The family openly alleges that when they first went to the Jewar police station on the night of May 21 to report Gopal missing, the local police treated the matter with severe negligence and delay. They believe that if the police had acted instantly instead of wasting crucial hours, Gopal might have been saved, or the body recovered before the suspects could try to destroy it.
Because of the horrific allegations, the normal judicial process is not acceptable to the family and the local community. Gopal’s father and mother have been supported by local protests, which have called for the maximum punishment by the Uttar Pradesh government, i.e. capital punishment (hanging) for the killers, and “bulldozer justice” (the demolition of the suspects’ properties).

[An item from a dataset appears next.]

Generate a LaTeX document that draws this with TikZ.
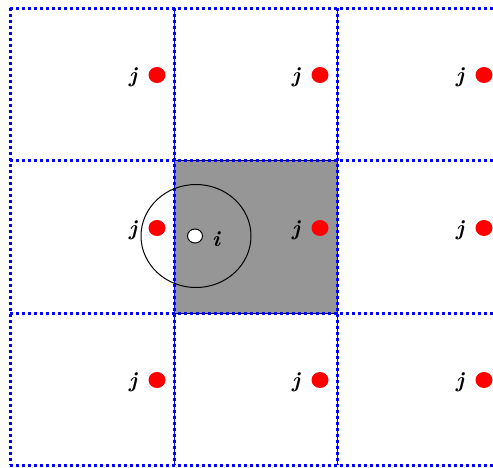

The police have registered charges of murder and conspiracy under the Bharatiya Nyaya Sanhita (BNS), but the extent of the injuries remains a point of contention between the official chargesheet and the family’s quest for justice.
The horrific loss of fifteen-year-old Gopal Sharma is a strong lesson on how uncontrolled anger can rapidly destroy the lives of the most innocent victims. The tragedy has not arisen from any complicated criminal networks; rather, it has been caused by something much more subtle- a poison of weak personalities amongst young people, and their inability to control themselves in the face of a legitimate verbal warning from their own household.
It is alarming that in today’s society, a mere scolding of the grandmother for using the hookah pipe could escalate to such an extent. The tragic death of Gopal becomes a frightening sign of how our youth have developed a dangerous subculture of aggression, based on the idea that pride is more valuable than any human life.
The most appropriate punishment for the murderers would be the ultimate one. However, the real societal healing will only begin when we address the root of this crisis by teaching our youth that true strength lies in restraint and empathy, not in a violent, misplaced sense of ego.